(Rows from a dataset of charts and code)
>> Start
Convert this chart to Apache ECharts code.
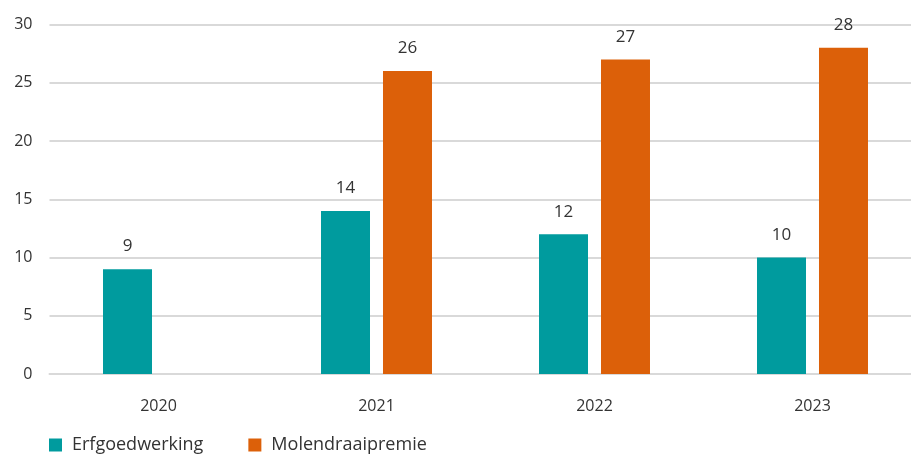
<!DOCTYPE html>
<html>
<head>
<meta charset="utf-8">
<script src="https://cdn.jsdelivr.net/npm/echarts@6/dist/echarts.min.js"></script>
<style>html,body{margin:0;padding:0;background:#fff;overflow:hidden}#c{width:922px;height:455px}</style>
</head>
<body>
<div id="c"></div>
<script>
var categories = ['2020', '2021', '2022', '2023'];
var erfgoedwerking = [9, 14, 12, 10];
var molendraaipremie = [null, 26, 27, 28];
var yTicks = { min: 0, max: 30, interval: 5 };

var FONT = '"Open Sans", sans-serif';
var TXT = '#333333';
var chart = echarts.init(document.getElementById('c'), null, { renderer: 'canvas' });
var labelOpt = { show: true, position: 'top', distance: 14, color: TXT, fontFamily: FONT, fontSize: 17 };
chart.setOption({
  animation: false,
  textStyle: { fontFamily: FONT },
  grid: { left: 49.5, top: 24.5, right: 0.5, bottom: 81, containLabel: false },
  legend: {
    left: 44, top: 431,
    itemWidth: 13, itemHeight: 13, itemGap: 45,
    icon: 'rect',
    textStyle: { fontFamily: FONT, fontSize: 18, color: TXT, padding: [0, 0, 0, 5] },
    data: ['Erfgoedwerking', 'Molendraaipremie']
  },
  xAxis: {
    type: 'category', data: categories,
    axisLine: { show: true, lineStyle: { color: '#d9d9d9', width: 2 } },
    axisTick: { show: false },
    axisLabel: { color: TXT, fontFamily: FONT, fontSize: 16, margin: 24 }
  },
  yAxis: {
    type: 'value', min: yTicks.min, max: yTicks.max, interval: yTicks.interval,
    axisLine: { show: false }, axisTick: { show: false },
    splitLine: { lineStyle: { color: '#d9d9d9', width: 2 } },
    axisLabel: { color: TXT, fontFamily: FONT, fontSize: 16, margin: 17 }
  },
  series: [
    { name: 'Erfgoedwerking', type: 'bar', data: erfgoedwerking, barWidth: 49, barGap: '26.5%',
      itemStyle: { color: '#009B9E' }, label: labelOpt },
    { name: 'Molendraaipremie', type: 'bar', data: molendraaipremie, barWidth: 49, barGap: '26.5%',
      itemStyle: { color: '#DC6009' }, label: labelOpt }
  ]
});
</script>
</body>
</html>
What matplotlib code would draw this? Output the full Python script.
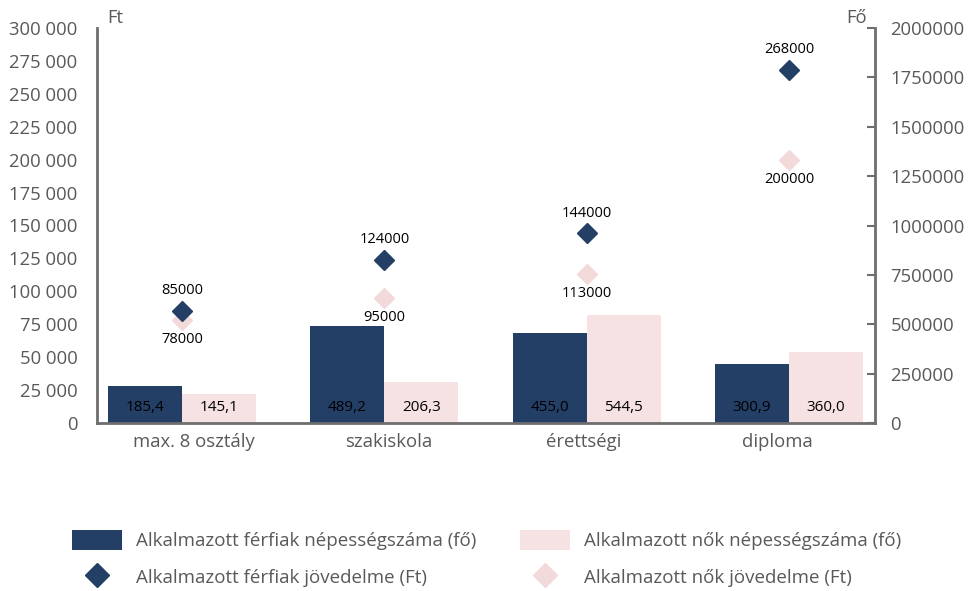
import matplotlib
matplotlib.use("Agg")
import matplotlib.pyplot as plt
from matplotlib.patches import Patch
from matplotlib.lines import Line2D
from matplotlib.ticker import FuncFormatter, MultipleLocator
import numpy as np

plt.rcParams['font.family'] = ['Open Sans', 'DejaVu Sans']

categories = ["max. 8 osztály", "szakiskola", "érettségi", "diploma"]
men_pop = [185.4, 489.2, 455.0, 300.9]      # ezer fő
women_pop = [145.1, 206.3, 544.5, 360.0]    # ezer fő
men_income = [85000, 124000, 144000, 268000]
women_income = [78000, 95000, 113000, 200000]

legend_labels = ["Alkalmazott férfiak népességszáma (fő)",
                 "Alkalmazott nők népességszáma (fő)",
                 "Alkalmazott férfiak jövedelme (Ft)",
                 "Alkalmazott nők jövedelme (Ft)"]

NAVY = "#243f66"
PINK = "#f6e2e2"
PINK_D = "#f3dada"
GREY = "#595959"
SPINE = "#6e6e6e"

fig = plt.figure(figsize=(9.74, 5.91), dpi=100)
ax = fig.add_axes([97/974, 1-423/591, (875-97)/974, (423-28)/591])
ax2 = ax.twinx()

XMIN, XMAX = -0.42, 3.425
x = np.arange(len(categories))
w = 0.366
ax2.bar(x - w/2, np.array(men_pop)*1000, width=w, color=NAVY, zorder=2)
ax2.bar(x + w/2, np.array(women_pop)*1000, width=w, color=PINK, zorder=2)
for xi, v in zip(x, men_pop):
    ax2.annotate(f"{v:.1f}".replace('.', ','), (xi - w/2, 0), xytext=(0, 11.5),
                 textcoords='offset points', ha='center', va='center',
                 fontsize=11, color='black')
for xi, v in zip(x, women_pop):
    ax2.annotate(f"{v:.1f}".replace('.', ','), (xi + w/2, 0), xytext=(0, 11.5),
                 textcoords='offset points', ha='center', va='center',
                 fontsize=11, color='black')

ax.set_zorder(ax2.get_zorder() + 1)
ax.patch.set_visible(False)
ax.plot(x, men_income, linestyle='none', marker='D', markersize=10, color=NAVY, zorder=5)
ax.plot(x, women_income, linestyle='none', marker='D', markersize=10, color=PINK_D, zorder=4)
for xi, v in zip(x, men_income):
    ax.annotate(f"{v}", (xi, v), xytext=(0, 14.5), textcoords='offset points',
                ha='center', va='center', fontsize=10.5, color='black')
for xi, v in zip(x, women_income):
    ax.annotate(f"{v}", (xi, v), xytext=(0, -14), textcoords='offset points',
                ha='center', va='center', fontsize=10.5, color='black')

ax.set_xlim(XMIN, XMAX)
ax.set_ylim(0, 300000)
ax2.set_ylim(0, 2000000)
ax.yaxis.set_major_locator(MultipleLocator(25000))
ax2.yaxis.set_major_locator(MultipleLocator(250000))
ax.yaxis.set_major_formatter(FuncFormatter(lambda v, p: f"{int(v):,}".replace(',', ' ')))
ax2.yaxis.set_major_formatter(FuncFormatter(lambda v, p: f"{int(v)}"))

# category labels sit in equal slots across the plot width
slot = (XMAX - XMIN) / len(categories)
ax.set_xticks(XMIN + (x + 0.5) * slot)
ax.set_xticklabels(categories)
ax.tick_params(axis='x', length=0, pad=7, labelsize=13.3, labelcolor=GREY)
ax.tick_params(axis='y', length=0, pad=14, labelsize=13.3, labelcolor=GREY)
ax2.tick_params(axis='y', direction='in', length=6, width=1.5, color=SPINE,
                pad=11, labelsize=13.3, labelcolor=GREY)

for a in (ax, ax2):
    a.spines['top'].set_visible(False)
ax.spines['right'].set_visible(False)
ax2.spines['left'].set_visible(False)
ax2.spines['bottom'].set_visible(False)
ax.spines['left'].set_color(SPINE)
ax.spines['left'].set_linewidth(2)
ax.spines['bottom'].set_color(SPINE)
ax.spines['bottom'].set_linewidth(2)
ax2.spines['right'].set_color(SPINE)
ax2.spines['right'].set_linewidth(2)

fig.text(107/974, 1-18/591, "Ft", fontsize=13.3, color=GREY, va='center', ha='left')
fig.text(846/974, 1-18/591, "Fő", fontsize=13.3, color=GREY, va='center', ha='left')

handles = [Patch(facecolor=NAVY, edgecolor='none'),
           Line2D([], [], linestyle='none', marker='D', markersize=12, color=NAVY),
           Patch(facecolor=PINK, edgecolor='none'),
           Line2D([], [], linestyle='none', marker='D', markersize=12, color=PINK_D)]
labels = [legend_labels[0], legend_labels[2], legend_labels[1], legend_labels[3]]
fig.legend(handles, labels, ncol=2, frameon=False, loc='upper left',
           bbox_to_anchor=(72/974, 1-530/591), borderpad=0, borderaxespad=0,
           handlelength=2.67, handleheight=1.23, handletextpad=0.75,
           columnspacing=2.3, labelspacing=0.88,
           prop={'size': 13.5}, labelcolor=GREY)

fig.savefig("out.png", dpi=100)
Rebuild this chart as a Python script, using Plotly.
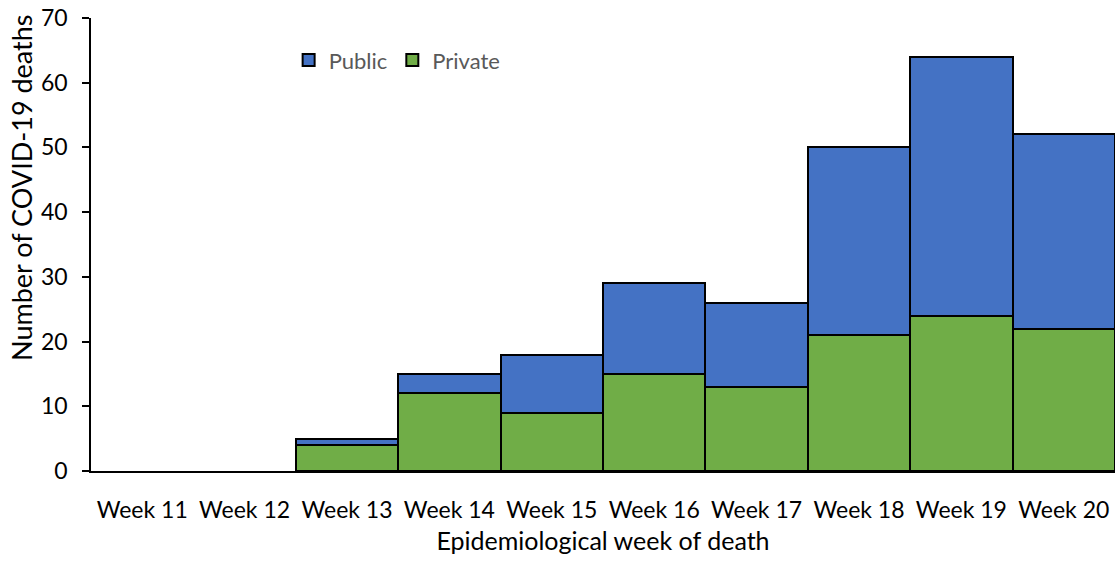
import plotly.graph_objects as go

weeks = ["Week 11", "Week 12", "Week 13", "Week 14", "Week 15",
         "Week 16", "Week 17", "Week 18", "Week 19", "Week 20"]
private_deaths = [0, 0, 4, 12, 9, 15, 13, 21, 24, 22]
public_deaths = [0, 0, 1, 3, 9, 14, 13, 29, 40, 30]

series = [("Private", private_deaths, "#70AD47"),
          ("Public", public_deaths, "#4472C4")]

font_family = "Lato, Liberation Sans, sans-serif"


def outline_widths(values):
    # empty weeks get no outline so only the axis line shows there
    return [2 if v > 0 else 0 for v in values]


fig = go.Figure()
for name, values, color in series:
    fig.add_trace(go.Bar(
        x=weeks, y=values, name=name, showlegend=False,
        marker=dict(color=color,
                    line=dict(color="black", width=outline_widths(values))),
    ))
# legend entries with a uniform black outline
for name, values, color in series:
    fig.add_trace(go.Bar(
        x=[None], y=[None], name=name,
        marker=dict(color=color, line=dict(color="black", width=2)),
    ))

fig.update_layout(
    barmode="stack",
    bargap=0,
    width=1116,
    height=562,
    margin=dict(l=91, r=1, t=18, b=91),
    plot_bgcolor="white",
    paper_bgcolor="white",
    font=dict(family=font_family, size=23, color="black"),
    legend=dict(
        orientation="h",
        traceorder="reversed",
        x=0.193, y=0.907, xanchor="left", yanchor="middle",
        font=dict(size=22, color="#595959"),
        bgcolor="rgba(0,0,0,0)",
        itemwidth=30,
    ),
    xaxis=dict(
        title=dict(text="Epidemiological week of death", standoff=10,
                   font=dict(size=25)),
        showline=True, linecolor="black", linewidth=1.5,
        ticks="", ticklabelstandoff=18,
        tickfont=dict(size=23),
    ),
    yaxis=dict(
        range=[0, 70], dtick=10,
        showline=True, linecolor="black", linewidth=1.5,
        ticks="outside", ticklen=7, tickcolor="black", tickwidth=1.5,
        ticklabelstandoff=10,
        showgrid=False, zeroline=False,
        tickfont=dict(size=23),
    ),
    annotations=[dict(
        text="Number of COVID-19 deaths", textangle=-90,
        xref="paper", yref="paper", x=-0.0674, y=0.627,
        xanchor="center", yanchor="middle", showarrow=False,
        font=dict(size=27, color="black"),
    )],
)

fig.write_html("out.html")
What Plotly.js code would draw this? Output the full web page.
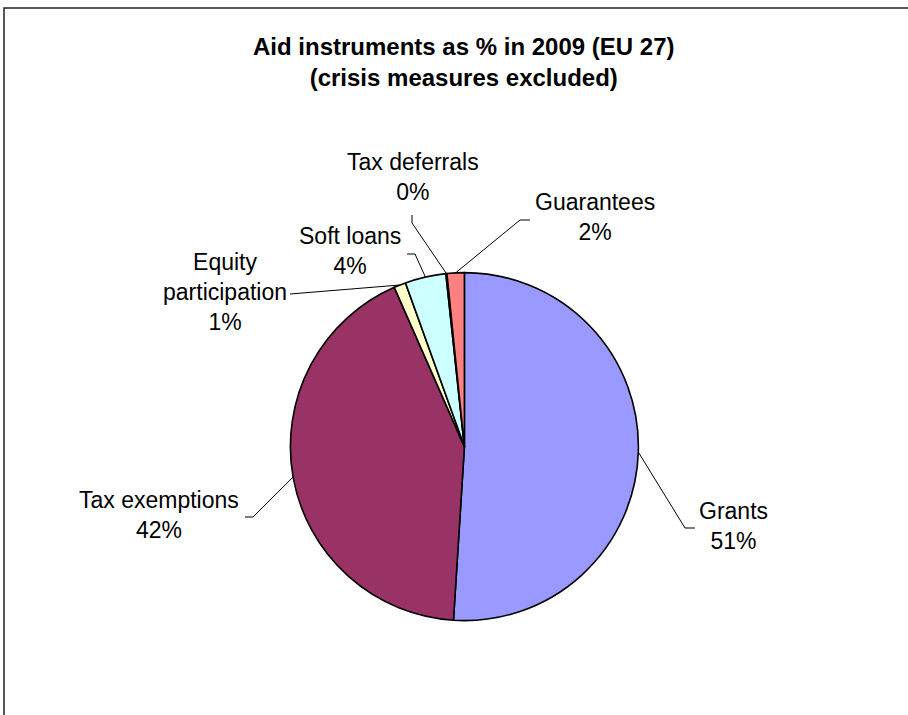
<!DOCTYPE html>
<html>
<head>
<meta charset="utf-8">
<script src="https://cdn.plot.ly/plotly-3.0.1.min.js"></script>
<style>html,body{margin:0;padding:0;background:#fff;}#chart{width:908px;height:715px;}</style>
</head>
<body>
<div id="chart"></div>
<script>
// Data
const categories = ["Grants", "Tax exemptions", "Equity participation", "Soft loans", "Tax deferrals", "Guarantees"];
const values = [51.0, 42.4, 1.1, 3.8, 0.1, 1.6];
const displayLabels = ["Grants", "Tax exemptions", "Equity<br>participation", "Soft loans", "Tax deferrals", "Guarantees"];
const colors = ["#9999FF", "#993366", "#FFFFCC", "#CCFFFF", "#660066", "#FF8080"];
const titleLines = ["Aid instruments as % in 2009 (EU 27)", "(crisis measures excluded)"];

// Layout (pixels)
const W = 908, H = 715;
const cx = 464.4, cy = 446.6, R = 174;
// label block centres and leader-line points (after the point on the pie edge)
const labelPos = [
  {x: 733, y: 526, path: [[685, 528], [695, 528]]},
  {x: 158.5, y: 515, path: [[253, 517], [245, 517]]},
  {x: 225, y: 292, path: [[290, 294]]},
  {x: 350, y: 251, path: [[415, 254], [407, 254]]},
  {x: 413, y: 177, path: [[412, 223], [412, 215]]},
  {x: 595, y: 217, path: [[520, 220], [530, 220]]}
];

const px = x => x / W;
const py = y => 1 - y / H;
const FONT = 'Liberation Sans, Arial, sans-serif';

const total = values.reduce((a, b) => a + b, 0);
const annotations = [];
const shapes = [];
let acc = 0;
values.forEach((v, i) => {
  const mid = (acc + v / 2) / total * 2 * Math.PI;
  acc += v;
  const sx = cx + R * Math.sin(mid);
  const sy = cy - R * Math.cos(mid);
  const pct = Math.round(v / total * 100);
  const lp = labelPos[i];
  let d = `M ${px(sx)} ${py(sy)}`;
  lp.path.forEach(p => { d += ` L ${px(p[0])} ${py(p[1])}`; });
  shapes.push({type: 'path', xref: 'paper', yref: 'paper', path: d, line: {color: '#000', width: 1}});
  annotations.push({
    xref: 'paper', yref: 'paper', x: px(lp.x), y: py(lp.y),
    xanchor: 'center', yanchor: 'middle', showarrow: false, align: 'center',
    text: displayLabels[i] + '<br>' + pct + '%',
    font: {family: FONT, size: 23, color: '#000'}
  });
});

// title
annotations.push({
  xref: 'paper', yref: 'paper', x: px(463), y: py(62),
  xanchor: 'center', yanchor: 'middle', showarrow: false, align: 'center',
  text: '<b>' + titleLines.join('<br>') + '</b>',
  font: {family: FONT, size: 24, color: '#000'}
});

// outer chart border
shapes.push({type: 'rect', xref: 'paper', yref: 'paper', x0: px(4), x1: px(930), y0: py(740), y1: py(8),
  line: {color: '#222', width: 1.5}, fillcolor: 'rgba(0,0,0,0)'});

const trace = {
  type: 'pie',
  labels: categories,
  values: values,
  sort: false,
  direction: 'clockwise',
  rotation: 0,
  textinfo: 'none',
  hoverinfo: 'label+percent',
  marker: {colors: colors, line: {color: '#000', width: 1.6}},
  domain: {x: [px(cx - R), px(cx + R)], y: [py(cy + R), py(cy - R)]},
  showlegend: false
};

const layout = {
  width: W, height: H,
  margin: {l: 0, r: 0, t: 0, b: 0},
  paper_bgcolor: '#fff',
  showlegend: false,
  annotations: annotations,
  shapes: shapes
};

Plotly.newPlot('chart', [trace], layout, {displayModeBar: false, staticPlot: true});
</script>
</body>
</html>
>> End
## What to work on
Write out the lines from the start of the material to the line with "30, interval: 5", inclusive and exactly. Skip the pictures.

## Response below
Convert this chart to Apache ECharts code.
<!DOCTYPE html>
<html>
<head>
<meta charset="utf-8">
<script src="https://cdn.jsdelivr.net/npm/echarts@6/dist/echarts.min.js"></script>
<style>html,body{margin:0;padding:0;background:#fff;overflow:hidden}#c{width:922px;height:455px}</style>
</head>
<body>
<div id="c"></div>
<script>
var categories = ['2020', '2021', '2022', '2023'];
var erfgoedwerking = [9, 14, 12, 10];
var molendraaipremie = [null, 26, 27, 28];
var yTicks = { min: 0, max: 30, interval: 5 };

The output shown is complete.